Removal Coalition founder Jessica Denson said Watson reached out to her organization back in February because he wanted to speak out. According to The Washington Times, she described him as risking not only his military career and pension, but potential prosecution. "This is the example of sacrifice that members of Congress need to see and confront," she said, calling it a betrayal of every service member who has put their lives on the line over the past 250 years.
Watson himself framed it in terms of obligation. "For the past 18 months, we the people have allowed the highest levels of the executive branch of the federal government to violate our Constitution and their oath to it with impunity," he said. Then he stood there until they arrested him.
The Part Where Congress Does Nothing
Here is where the dark comedy really settles in. An active-duty Air Force major flew back from Poland on leave, stood on the Capitol steps, refused to back down, and got arrested making the case that Congress should do its job. Meanwhile, 47 Democratic members of the House voted "present" when given a chance to take a position on impeachment.
"Present" is a remarkable choice. The building is literally on fire and some folks in the House decided the best play was to show up, sign in, and stare at the ceiling.

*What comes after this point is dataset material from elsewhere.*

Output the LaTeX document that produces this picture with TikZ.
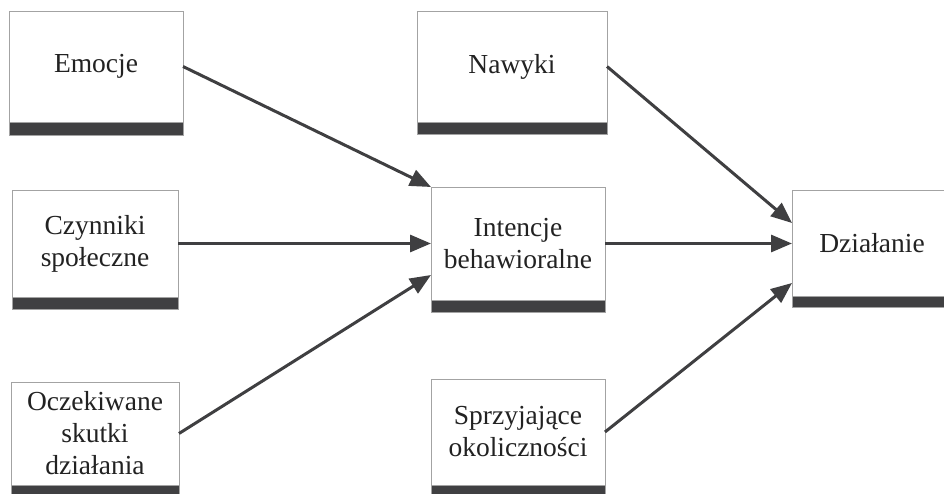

Watson told the crowd that Congress "remains unconvinced of the urgency and necessity for them to honor their oaths," which is a very polite way of describing what has been happening. He said the answer is "unrelenting, uncompromising civil resistance." He then demonstrated what that looks like, right up until Capitol Police put him in handcuffs.
The Dingo Take
Let's just sit with the basic geometry of this story for a second. A man who has been serving in the United States military since 2005, who is currently stationed in Poland as a logistics readiness officer, came back to Washington on his own leave time, stood on the Capitol steps, and let them arrest him rather than stop saying out loud what a lot of people in this country are thinking. He ticked off the War Powers Act violations, the Musk situation, the deportations, the pardons, the targeting of political enemies. He had receipts. And then Capitol Police charged him with Crowding, Obstructing, and Incommoding, which sounds like something you'd be cited for at a particularly aggressive farmers market.
The contrast with Congress is genuinely staggering. Two hundred and thirty-seven members of the House voted to make sure no one even had to go on record about impeachment. Forty-seven more hid behind "present." And one Air Force major flew in from Poland and took the arrest. The institution built specifically to check executive power is doing aggressive nothing, while a single active-duty officer is out here absorbing the consequences that were supposed to be political.
Watson said at the press conference that the constitutional impeachment process is "our best pathway to restore fidelity to our Constitution." Maybe. But based on the vote count, Congress seems to have decided that fidelity to the Constitution is a nice idea for someone else to worry about. Apparently that someone else is a logistics readiness officer from Texas who just got charged with incommoding.